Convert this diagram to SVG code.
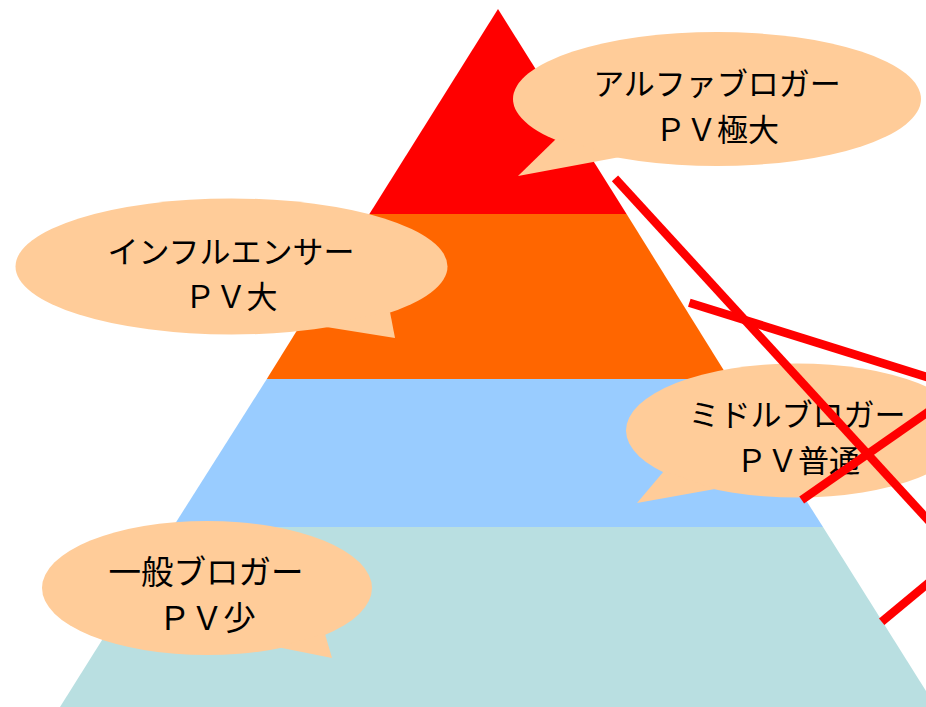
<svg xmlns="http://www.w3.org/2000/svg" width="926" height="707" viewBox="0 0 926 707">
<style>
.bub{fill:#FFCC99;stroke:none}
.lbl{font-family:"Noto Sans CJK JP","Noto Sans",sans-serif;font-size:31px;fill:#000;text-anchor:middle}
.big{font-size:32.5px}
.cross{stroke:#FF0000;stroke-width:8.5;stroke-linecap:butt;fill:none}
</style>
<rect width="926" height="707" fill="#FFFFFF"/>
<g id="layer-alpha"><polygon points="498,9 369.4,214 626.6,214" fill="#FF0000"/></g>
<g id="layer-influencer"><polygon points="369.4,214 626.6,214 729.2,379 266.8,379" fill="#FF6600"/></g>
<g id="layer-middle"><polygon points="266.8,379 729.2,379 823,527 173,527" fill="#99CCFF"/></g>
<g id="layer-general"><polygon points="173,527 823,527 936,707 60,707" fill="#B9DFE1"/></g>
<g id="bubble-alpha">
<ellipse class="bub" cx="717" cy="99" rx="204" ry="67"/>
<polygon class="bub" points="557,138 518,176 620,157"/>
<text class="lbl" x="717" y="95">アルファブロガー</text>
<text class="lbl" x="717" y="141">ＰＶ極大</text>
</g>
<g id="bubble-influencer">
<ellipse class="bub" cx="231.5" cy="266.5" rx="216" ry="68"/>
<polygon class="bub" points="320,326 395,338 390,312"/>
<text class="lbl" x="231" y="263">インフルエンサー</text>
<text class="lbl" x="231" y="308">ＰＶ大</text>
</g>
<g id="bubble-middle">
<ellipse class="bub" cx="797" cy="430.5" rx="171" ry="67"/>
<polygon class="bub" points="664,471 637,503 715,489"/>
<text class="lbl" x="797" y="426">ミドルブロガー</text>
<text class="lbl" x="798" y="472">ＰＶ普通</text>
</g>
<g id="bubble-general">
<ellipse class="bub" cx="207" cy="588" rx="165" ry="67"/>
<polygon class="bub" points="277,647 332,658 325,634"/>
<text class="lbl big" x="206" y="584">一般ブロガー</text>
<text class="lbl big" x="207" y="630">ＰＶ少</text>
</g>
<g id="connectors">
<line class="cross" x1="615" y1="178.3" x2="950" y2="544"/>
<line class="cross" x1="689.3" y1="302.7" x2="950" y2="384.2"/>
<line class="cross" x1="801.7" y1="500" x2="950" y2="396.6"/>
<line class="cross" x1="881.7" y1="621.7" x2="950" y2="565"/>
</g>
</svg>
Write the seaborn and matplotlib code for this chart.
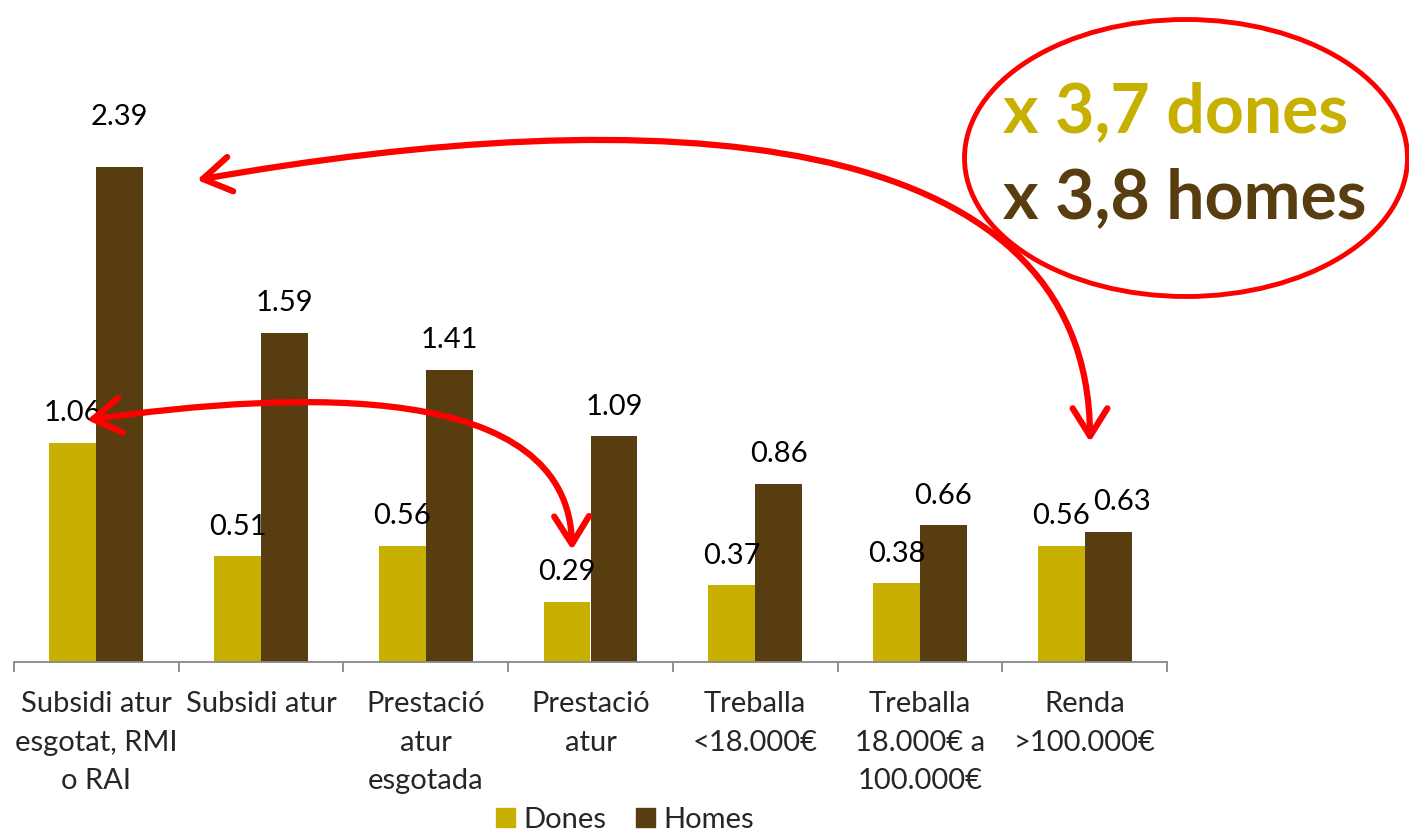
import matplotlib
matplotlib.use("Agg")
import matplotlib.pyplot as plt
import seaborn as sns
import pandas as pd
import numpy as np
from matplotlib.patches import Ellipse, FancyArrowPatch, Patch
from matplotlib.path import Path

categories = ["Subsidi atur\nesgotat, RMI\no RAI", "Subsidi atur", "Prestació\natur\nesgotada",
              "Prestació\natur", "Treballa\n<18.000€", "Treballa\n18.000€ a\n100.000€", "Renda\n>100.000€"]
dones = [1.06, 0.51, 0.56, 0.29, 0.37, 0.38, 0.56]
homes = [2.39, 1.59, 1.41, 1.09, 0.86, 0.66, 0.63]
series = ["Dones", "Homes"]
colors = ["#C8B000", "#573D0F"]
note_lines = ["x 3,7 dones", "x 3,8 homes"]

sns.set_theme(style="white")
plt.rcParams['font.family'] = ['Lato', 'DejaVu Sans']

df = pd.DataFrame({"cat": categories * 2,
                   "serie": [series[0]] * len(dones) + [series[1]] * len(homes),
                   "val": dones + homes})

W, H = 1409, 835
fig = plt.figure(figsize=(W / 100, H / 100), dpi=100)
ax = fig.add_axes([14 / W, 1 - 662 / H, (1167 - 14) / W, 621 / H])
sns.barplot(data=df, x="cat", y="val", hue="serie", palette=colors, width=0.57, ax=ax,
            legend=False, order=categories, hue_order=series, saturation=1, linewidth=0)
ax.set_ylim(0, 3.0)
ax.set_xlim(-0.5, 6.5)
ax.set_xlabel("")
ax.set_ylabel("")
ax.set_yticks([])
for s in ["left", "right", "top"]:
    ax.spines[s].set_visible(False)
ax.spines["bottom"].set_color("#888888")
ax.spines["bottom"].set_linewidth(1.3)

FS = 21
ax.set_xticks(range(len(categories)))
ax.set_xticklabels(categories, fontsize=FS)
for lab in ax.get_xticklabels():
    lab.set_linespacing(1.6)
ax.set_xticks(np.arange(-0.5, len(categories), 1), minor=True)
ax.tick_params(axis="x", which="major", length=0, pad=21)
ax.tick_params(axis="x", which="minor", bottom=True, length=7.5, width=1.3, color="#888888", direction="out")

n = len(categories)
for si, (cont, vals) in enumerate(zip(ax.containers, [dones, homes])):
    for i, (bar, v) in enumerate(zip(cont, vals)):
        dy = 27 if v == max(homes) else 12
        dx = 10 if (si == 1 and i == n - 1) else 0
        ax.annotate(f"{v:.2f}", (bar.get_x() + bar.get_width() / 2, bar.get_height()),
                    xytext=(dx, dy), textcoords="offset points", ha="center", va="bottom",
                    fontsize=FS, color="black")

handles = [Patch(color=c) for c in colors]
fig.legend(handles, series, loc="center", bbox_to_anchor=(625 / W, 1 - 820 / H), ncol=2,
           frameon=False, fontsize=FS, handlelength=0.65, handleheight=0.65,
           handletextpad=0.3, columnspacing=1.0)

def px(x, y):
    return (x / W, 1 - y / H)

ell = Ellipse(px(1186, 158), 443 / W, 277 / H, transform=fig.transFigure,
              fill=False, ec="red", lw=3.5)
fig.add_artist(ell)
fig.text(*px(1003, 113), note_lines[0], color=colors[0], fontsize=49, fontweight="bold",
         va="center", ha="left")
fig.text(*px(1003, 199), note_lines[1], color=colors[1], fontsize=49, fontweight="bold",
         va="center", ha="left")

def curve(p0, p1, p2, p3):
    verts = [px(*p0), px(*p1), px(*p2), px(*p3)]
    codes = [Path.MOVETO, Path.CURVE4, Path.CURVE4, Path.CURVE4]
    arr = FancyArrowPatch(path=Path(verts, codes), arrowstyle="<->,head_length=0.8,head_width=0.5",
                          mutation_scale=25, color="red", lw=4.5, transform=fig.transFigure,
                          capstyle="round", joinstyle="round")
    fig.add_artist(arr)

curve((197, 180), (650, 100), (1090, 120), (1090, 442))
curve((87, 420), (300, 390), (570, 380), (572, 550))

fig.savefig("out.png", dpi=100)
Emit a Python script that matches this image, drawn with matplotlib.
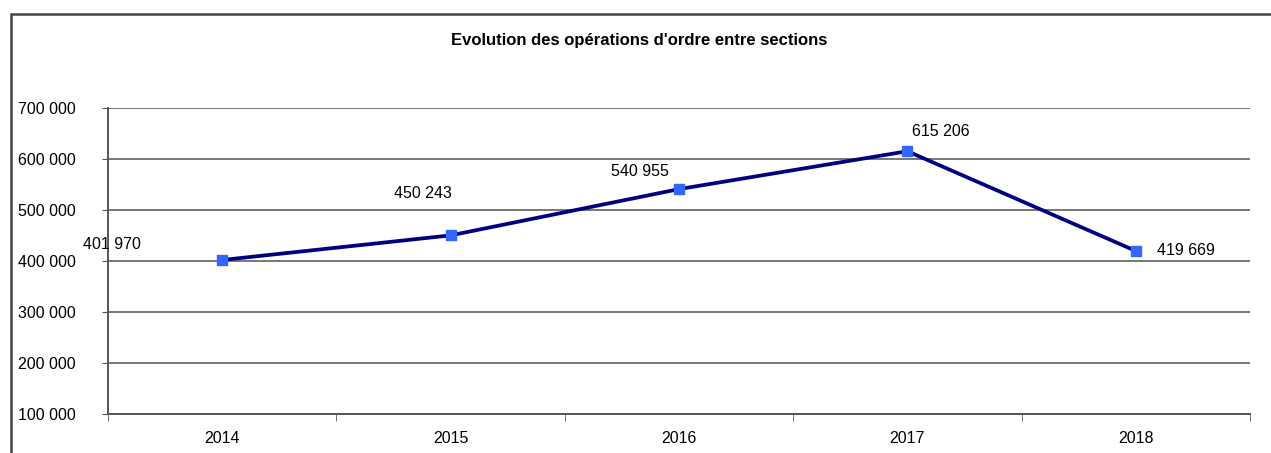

→ **Work to do**
Retype the section that opens with the line holding "Write the seaborn" and closes with the line holding "from matplotlib.path import Path", exactly as it reads, without any pictures.

→ **Final result**
Write the seaborn and matplotlib code for this chart.
import matplotlib
matplotlib.use("Agg")
import matplotlib.pyplot as plt
import seaborn as sns
import pandas as pd
import numpy as np
from matplotlib.patches import Ellipse, FancyArrowPatch, Patch
from matplotlib.path import Path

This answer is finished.